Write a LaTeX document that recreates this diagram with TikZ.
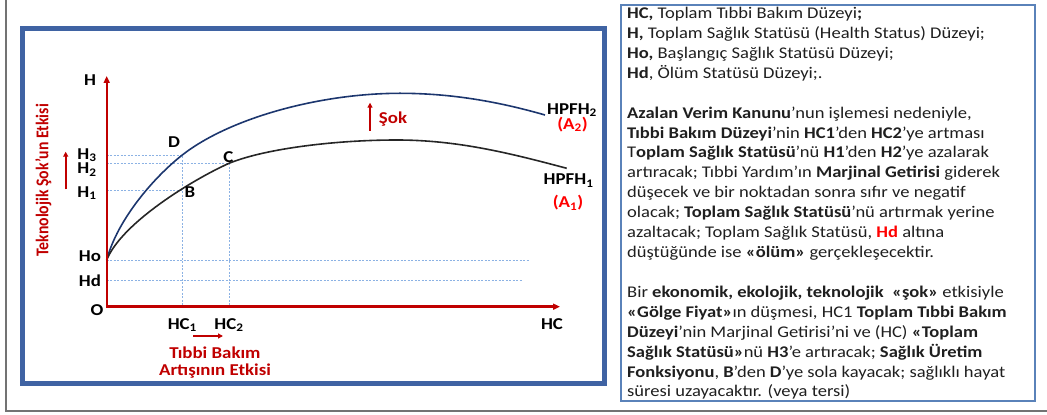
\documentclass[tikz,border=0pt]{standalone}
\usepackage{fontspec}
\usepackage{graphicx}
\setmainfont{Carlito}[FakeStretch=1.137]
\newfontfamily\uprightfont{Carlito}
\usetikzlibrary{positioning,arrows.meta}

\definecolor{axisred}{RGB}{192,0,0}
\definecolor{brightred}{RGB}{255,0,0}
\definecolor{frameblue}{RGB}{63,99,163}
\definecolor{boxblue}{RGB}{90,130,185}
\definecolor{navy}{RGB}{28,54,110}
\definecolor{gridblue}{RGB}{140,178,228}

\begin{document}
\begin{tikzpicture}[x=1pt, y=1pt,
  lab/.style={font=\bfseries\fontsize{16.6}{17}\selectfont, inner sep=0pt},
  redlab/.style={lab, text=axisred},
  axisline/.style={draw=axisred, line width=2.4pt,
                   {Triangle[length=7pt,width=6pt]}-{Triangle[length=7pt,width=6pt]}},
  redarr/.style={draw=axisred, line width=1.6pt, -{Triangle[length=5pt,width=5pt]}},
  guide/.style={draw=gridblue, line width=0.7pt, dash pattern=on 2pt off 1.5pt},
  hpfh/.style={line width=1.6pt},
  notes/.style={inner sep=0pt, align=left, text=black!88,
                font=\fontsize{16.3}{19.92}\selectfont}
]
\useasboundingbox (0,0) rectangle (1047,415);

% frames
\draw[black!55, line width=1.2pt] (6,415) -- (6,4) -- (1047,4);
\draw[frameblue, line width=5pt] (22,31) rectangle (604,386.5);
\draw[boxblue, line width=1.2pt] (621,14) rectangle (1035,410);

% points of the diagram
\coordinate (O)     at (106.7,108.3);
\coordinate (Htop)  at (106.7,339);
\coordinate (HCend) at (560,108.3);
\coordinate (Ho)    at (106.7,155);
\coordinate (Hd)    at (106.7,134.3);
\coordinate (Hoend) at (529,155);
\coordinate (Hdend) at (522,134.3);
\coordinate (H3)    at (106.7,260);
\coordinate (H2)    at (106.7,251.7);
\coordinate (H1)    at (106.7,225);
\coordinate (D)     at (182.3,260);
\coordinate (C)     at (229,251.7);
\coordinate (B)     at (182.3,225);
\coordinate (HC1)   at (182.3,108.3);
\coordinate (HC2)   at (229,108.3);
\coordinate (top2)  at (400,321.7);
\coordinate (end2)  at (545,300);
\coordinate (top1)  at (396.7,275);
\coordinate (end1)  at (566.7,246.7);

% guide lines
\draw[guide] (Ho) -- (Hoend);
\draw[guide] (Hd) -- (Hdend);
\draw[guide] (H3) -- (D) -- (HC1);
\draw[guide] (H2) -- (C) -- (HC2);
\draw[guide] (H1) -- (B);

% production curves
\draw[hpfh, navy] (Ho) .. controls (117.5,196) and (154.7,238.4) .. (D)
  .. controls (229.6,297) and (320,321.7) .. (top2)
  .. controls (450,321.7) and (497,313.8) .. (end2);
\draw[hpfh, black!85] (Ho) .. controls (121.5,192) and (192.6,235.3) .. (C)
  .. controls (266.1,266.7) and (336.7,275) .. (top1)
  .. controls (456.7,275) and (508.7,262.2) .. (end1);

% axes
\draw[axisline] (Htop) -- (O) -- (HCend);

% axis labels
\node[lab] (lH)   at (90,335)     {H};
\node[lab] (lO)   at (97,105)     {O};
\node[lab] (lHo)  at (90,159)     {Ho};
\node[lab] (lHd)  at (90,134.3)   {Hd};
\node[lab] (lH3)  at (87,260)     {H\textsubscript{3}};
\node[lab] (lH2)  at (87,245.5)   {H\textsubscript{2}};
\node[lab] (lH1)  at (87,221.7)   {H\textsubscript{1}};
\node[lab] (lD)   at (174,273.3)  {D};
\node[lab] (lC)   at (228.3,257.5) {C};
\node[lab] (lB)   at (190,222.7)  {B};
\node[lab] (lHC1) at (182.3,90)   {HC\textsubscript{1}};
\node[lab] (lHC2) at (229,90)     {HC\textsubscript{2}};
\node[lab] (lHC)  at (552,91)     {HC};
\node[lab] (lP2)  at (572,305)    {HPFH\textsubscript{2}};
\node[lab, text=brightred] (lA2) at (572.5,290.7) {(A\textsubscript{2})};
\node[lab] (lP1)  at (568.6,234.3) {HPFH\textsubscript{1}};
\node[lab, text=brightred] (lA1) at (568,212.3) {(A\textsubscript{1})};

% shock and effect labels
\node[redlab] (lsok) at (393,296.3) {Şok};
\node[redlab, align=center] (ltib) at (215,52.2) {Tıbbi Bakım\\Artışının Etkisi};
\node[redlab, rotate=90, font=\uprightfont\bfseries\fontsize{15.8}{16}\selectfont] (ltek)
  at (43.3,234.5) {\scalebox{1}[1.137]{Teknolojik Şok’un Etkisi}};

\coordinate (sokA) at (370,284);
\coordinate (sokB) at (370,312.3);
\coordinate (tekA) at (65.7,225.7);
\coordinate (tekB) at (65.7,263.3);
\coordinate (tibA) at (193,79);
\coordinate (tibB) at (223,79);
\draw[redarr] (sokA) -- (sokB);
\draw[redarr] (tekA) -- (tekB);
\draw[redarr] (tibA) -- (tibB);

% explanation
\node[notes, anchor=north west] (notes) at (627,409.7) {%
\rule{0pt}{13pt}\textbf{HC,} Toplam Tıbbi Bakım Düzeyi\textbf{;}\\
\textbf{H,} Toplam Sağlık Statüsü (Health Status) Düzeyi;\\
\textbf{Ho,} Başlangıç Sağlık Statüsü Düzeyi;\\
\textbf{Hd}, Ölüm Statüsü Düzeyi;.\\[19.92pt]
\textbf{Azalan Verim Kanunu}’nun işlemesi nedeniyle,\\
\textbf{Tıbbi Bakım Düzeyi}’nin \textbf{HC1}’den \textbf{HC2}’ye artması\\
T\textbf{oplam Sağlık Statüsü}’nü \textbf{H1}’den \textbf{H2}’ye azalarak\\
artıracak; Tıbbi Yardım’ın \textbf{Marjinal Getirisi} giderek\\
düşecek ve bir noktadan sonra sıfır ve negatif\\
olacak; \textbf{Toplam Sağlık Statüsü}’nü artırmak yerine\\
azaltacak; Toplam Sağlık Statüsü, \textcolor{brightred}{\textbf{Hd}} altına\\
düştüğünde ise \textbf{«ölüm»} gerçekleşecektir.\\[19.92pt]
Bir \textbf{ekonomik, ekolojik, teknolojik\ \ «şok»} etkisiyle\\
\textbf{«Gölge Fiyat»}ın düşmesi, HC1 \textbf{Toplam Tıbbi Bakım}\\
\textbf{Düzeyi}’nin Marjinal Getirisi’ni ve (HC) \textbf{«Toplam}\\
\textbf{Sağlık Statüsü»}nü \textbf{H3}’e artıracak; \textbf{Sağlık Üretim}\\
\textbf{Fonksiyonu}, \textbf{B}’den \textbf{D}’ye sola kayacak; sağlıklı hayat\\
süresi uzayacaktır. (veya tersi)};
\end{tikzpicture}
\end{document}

...

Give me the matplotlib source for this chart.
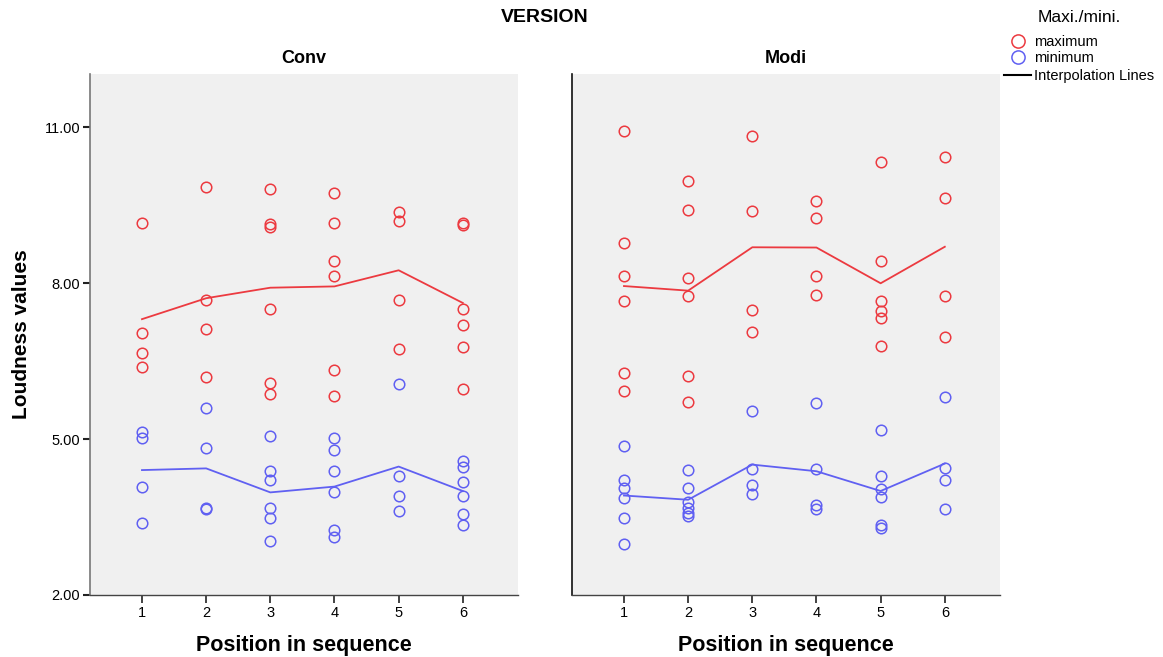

--

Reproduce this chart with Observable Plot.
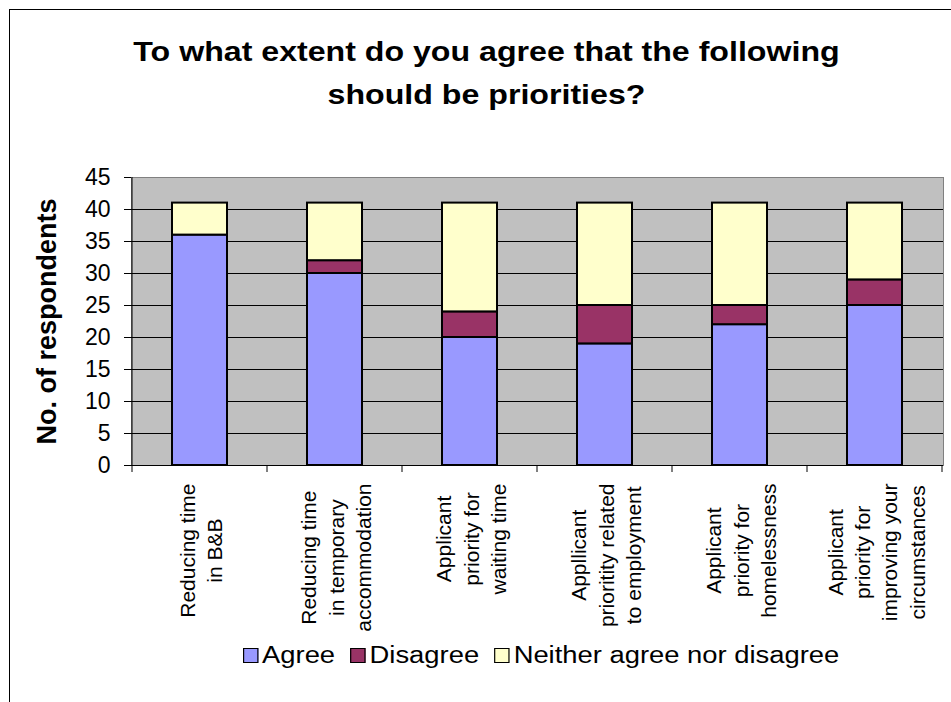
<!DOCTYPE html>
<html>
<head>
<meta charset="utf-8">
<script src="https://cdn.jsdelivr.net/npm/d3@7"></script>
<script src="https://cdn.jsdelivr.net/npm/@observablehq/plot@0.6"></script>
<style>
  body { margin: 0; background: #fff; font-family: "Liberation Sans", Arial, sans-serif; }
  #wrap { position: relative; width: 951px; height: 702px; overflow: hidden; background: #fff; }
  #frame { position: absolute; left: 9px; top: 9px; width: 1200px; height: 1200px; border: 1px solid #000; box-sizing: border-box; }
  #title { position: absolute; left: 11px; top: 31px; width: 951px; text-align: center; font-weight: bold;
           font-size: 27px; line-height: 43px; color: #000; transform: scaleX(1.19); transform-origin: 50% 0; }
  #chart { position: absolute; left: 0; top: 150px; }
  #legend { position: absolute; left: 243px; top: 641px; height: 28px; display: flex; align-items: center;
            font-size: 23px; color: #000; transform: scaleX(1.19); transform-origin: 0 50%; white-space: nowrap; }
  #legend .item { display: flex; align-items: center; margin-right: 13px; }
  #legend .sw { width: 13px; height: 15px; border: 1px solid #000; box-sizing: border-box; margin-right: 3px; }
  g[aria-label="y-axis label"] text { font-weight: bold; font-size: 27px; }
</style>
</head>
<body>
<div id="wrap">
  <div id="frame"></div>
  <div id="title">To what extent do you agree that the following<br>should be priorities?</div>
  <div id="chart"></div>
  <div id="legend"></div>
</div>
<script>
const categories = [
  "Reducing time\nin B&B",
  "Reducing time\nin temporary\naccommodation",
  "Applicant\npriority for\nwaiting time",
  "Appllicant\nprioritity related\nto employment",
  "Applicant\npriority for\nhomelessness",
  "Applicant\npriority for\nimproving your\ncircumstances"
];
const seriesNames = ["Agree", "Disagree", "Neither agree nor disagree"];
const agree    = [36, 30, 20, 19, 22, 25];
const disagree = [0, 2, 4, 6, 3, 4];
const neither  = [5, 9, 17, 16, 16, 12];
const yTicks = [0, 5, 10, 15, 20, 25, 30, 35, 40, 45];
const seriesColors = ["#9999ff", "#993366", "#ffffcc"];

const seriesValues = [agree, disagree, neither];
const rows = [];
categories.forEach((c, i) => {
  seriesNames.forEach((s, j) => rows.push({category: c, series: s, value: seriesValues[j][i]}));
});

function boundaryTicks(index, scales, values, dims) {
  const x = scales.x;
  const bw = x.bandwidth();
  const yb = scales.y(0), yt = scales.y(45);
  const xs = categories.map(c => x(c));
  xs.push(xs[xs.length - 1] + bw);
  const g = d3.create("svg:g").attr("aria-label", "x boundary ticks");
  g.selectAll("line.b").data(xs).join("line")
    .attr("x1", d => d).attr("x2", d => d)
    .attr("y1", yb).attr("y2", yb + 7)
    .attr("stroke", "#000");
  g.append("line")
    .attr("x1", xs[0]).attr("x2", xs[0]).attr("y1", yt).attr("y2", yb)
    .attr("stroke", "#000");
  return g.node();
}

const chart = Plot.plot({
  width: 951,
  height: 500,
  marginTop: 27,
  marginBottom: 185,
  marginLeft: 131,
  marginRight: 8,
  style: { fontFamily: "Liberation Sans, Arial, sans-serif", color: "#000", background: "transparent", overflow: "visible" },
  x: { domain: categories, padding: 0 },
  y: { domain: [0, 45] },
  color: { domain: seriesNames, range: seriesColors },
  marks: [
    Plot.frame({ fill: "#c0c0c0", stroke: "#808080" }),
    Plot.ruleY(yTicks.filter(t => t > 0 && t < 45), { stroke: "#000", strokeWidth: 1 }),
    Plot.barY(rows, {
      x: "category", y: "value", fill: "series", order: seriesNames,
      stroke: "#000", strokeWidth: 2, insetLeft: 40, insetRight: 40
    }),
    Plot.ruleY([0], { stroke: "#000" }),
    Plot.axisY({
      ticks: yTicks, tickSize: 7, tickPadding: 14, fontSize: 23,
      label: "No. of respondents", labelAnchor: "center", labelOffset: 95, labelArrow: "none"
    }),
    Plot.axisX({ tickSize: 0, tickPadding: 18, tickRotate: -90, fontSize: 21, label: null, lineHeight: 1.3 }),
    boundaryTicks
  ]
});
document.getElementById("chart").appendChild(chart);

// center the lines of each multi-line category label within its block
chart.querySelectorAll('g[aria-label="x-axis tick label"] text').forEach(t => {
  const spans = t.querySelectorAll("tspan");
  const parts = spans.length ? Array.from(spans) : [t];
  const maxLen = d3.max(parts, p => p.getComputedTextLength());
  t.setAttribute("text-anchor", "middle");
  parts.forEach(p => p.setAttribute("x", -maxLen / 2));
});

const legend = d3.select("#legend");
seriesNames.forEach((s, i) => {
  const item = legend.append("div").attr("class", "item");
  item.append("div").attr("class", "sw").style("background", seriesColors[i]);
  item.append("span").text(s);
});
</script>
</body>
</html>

- DIRECTIONS FOR THIS TASK
Using the entries above, return each line that includes the word "diagram".

- CORRECT ANSWER
Write a LaTeX document that recreates this diagram with TikZ.
% points of the diagram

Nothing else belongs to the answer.